Dans une semaine très précisément, l’Expo 2020 Dubaï ouvrira ses portes. Plus de 25 millions de visiteurs sont attendus, quelque 200 pays et organisations internationales y tiendront pavillon, sur une zone de 4,32 km2. Si les expositions universelles ont toujours été le lieu idéal pour présenter les pays et leurs entreprises (pour le Luxembourg, c’est le ministère de l’Économie qui est le moteur de la participation), se montrer à Dubaï n’est pas anodin. Dubaï n’est pas Milan (où le Grand-Duché n’était pas présent en 2015) ou Osaka (qui organise l’Expo 2025).
La semaine dernière, le Parlement européen a exhorté les États membres à boycotter l’Expo 2020 en signe de désapprobation à l’égard du bilan des Émirats arabes unis (EAU) en matière de droits de l’homme, alléguant une « persécution systématique des défenseurs des droits de l’homme, des journalistes, des avocats et des enseignants ». La détention du militant émirati, Ahmed Mansoor, est au cœur de cet appel, mais au-delà, le texte cherche à mettre en lumière le glissement autoritaire des EAU. Ainsi la résolution dénonce « que les femmes restent victimes d’une série de lois et pratiques discriminatoires » et « les pratiques inhumaines à l’égard des travailleurs étrangers ». Sans compter l’impact environnemental des constructions mégalomanes de gratte-ciel démesurés, d’îles artificielles, de pistes de ski indoor, de golfs et d’aquariums géants (d’Land du 07.02.2020)…
Les Émirats réussissent à faire diversion à travers des investissements dans le soft power : musées, plages, centre commerciaux, concours et compétitions de tout acabit (dont une séries de records assez farfelus comme la plus grande boule de Noël ou le plus grand parasol au monde), fêtes somptueuses relayées par des « influenceurs » de tous poils. Et l’Expo 2020 fait partie de cet arsenal.
Alors, certes, le Luxembourg entretient des relations bilatérales étroites avec les Émirats depuis longue date comme le rappelle le site du groupement d’intérêt économique chargé de l’organisation du pavillon luxembourgeois (qui joue les offices du tourisme en vantant « le sable qui a laissé la place à l’une des villes les plus modernes au monde, avec de larges autoroutes et des réseaux de tram et de métro sophistiqués »). Alors, certes, bon nombre d’autres pays ne sont pas des modèles de démocratie, ce qui n’empêchent pas les touristes de s’y précipiter et les contrats de s’y conclure. Alors, certes, toutes les expositions universelles comportent un volet culturel qui promeut les artistes des différents pays.
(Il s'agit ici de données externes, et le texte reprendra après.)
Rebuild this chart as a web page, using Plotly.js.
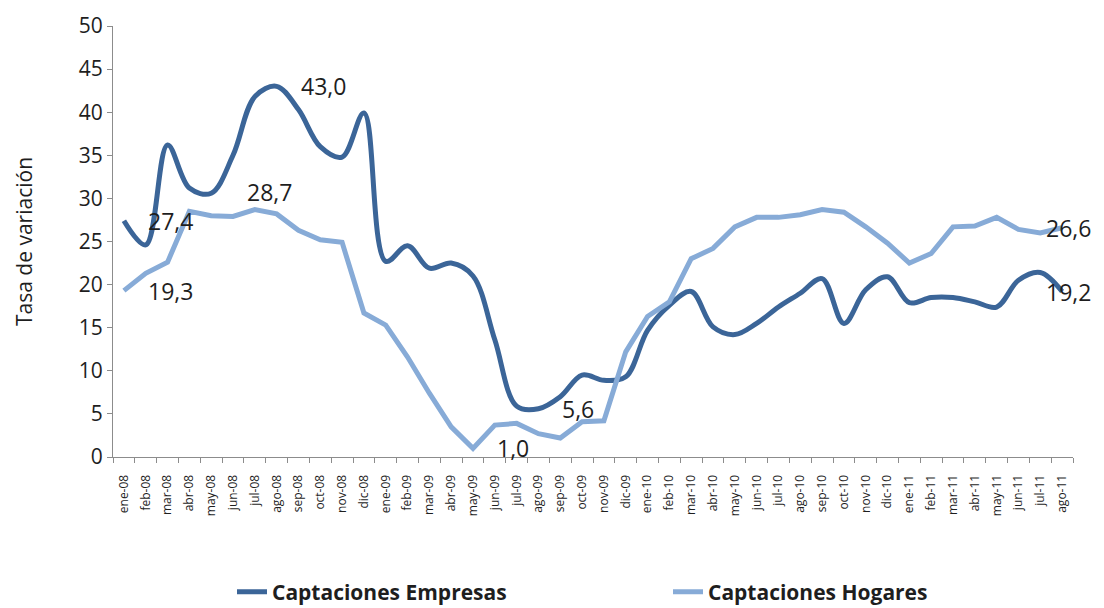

Pour autant, on peut s’étonner de voir huit de nos artistes accepter de participer à la très courte programmation culturelle qui se tiendra au pavillon du Luxembourg en janvier prochain (deux semaines sur six mois d’exposition). Ils y ont été en visite pendant quatre jours, ont rencontré nombre d’intervenants, y compris des étudiants et des artistes, ont insisté pour aller voir le désert (en plus du programme qui leur était proposé). Ils ont hésité à entrer dans le moule d’un type d’exposition qui s’avère un peu obsolète. Ils ont finalement développé un concept novateur sous le titre Mir wëlle bleiwen, wat mir ginn. Les projets brassent des aspects très variés : Une anthologie de poésie luxembourgeoise traduite en arabe et en anglais (Guy Helminger), une réinterprétation poétique des Péckvillecher (Julie Conrad), une sculpture et des performances réalisées par des artistes vivant sur la route entre Luxembourg et Dubaï (Renelde Pierlot et Simone Mousset), trois sculptures audiovisuelles racontant leur histoire (Patrick Muller), un film documentaire et fiction autour du couvent de Cinqfontaines, camp de rassemblement pour les Juifs avant leur déportation (Karolina Markiewicz et Pascal Piron), et un film sur un jeune syrien rattrapé par son passé (Adolf El Assal).
Tout qualitatif soient-ils, comme l’est la démarche collaborative, ces projets n’ont que peu de liens avec la situation particulière de Dubaï. Leur but est plutôt d’interroger l’identité luxembourgeoise, la manière dont le pays se montre ou veut être vu. C’est dommage. Cette présence à l’Expo 2020 aurait été l’occasion de noyauter le système, de s’y infiltrer pour le dénoncer, l’infléchir, le désorganiser. Une occasion qui risque d’être manquée. Les mêmes questions se poseront lors de la Coupe du monde de football au Qatar en 2022. Mais la réponse du Luxembourg sera beaucoup plus facile à trouver : On n’y sera pas. Il y a infiniment peu de chance qu’on soit qualifié.